The killing of an infant during an Israeli military operation in the West Bank, followed by a funeral that has ignited regional outrage and a call for restraint from the UK, represents more than a humanitarian tragedy. It is a threat vector that adversaries will exploit to delegitimise Israel’s security posture and fracture international consensus on counter-terrorism operations.
From a strategic standpoint, the operational details are critical. Reports indicate Israeli troops fired on a vehicle during a raid in the village of Beit Ummar, near Hebron. The child, a three-month-old, was struck by gunfire. The military has initiated an investigation, but the immediate fallout is predictable: Hezbollah and Hamas will amplify this incident to mobilise recruits and pressure the Palestinian Authority to sever security coordination. The UK’s call for restraint, while diplomatically necessary, signals a potential pivot in Western support if such incidents become routine.
Hardware alone cannot mitigate the damage. This is an intelligence failure at the tactical level: inadequate rules of engagement or faulty real-time assessment of civilian presence. The IDF’s reliance on high-velocity rounds in dense urban environments, without sufficient non-lethal alternatives, compounds the risk. Logistics of crowd control and force protection must be re-evaluated to prevent non-combatant casualties that inflame the regional narrative.
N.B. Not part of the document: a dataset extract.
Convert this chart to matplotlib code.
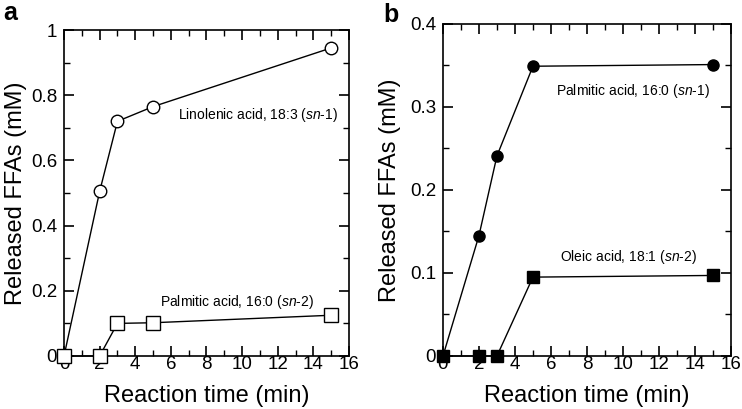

Cyber warfare will likely follow. Expect state-backed disinformation campaigns to exploit the imagery of the funeral, using deepfakes or manipulated footage to escalate emotional responses. The UK’s intervention may be leveraged by Iranian media to paint the West as complicit in Israeli actions, eroding trust in European mediation roles.
Military readiness is not just about hardware readiness. It is about strategic foresight. Every bullet that misses its intended target hits the legitimacy of the entire operation. The Israeli Defence Forces must conduct a thorough after-action review, not merely to assign blame, but to overhaul urban tactics. The window for corrective action is narrow before the incident becomes a permanent fixture in hostile propaganda.
This is not a lone tragedy. It is a repeated pattern where tactical aggression undermines strategic objectives. The calculus must shift from immediate kinetic results to long-term stability. Otherwise, the West Bank remains a generator of grievances that fuel the very threats we seek to neutralise.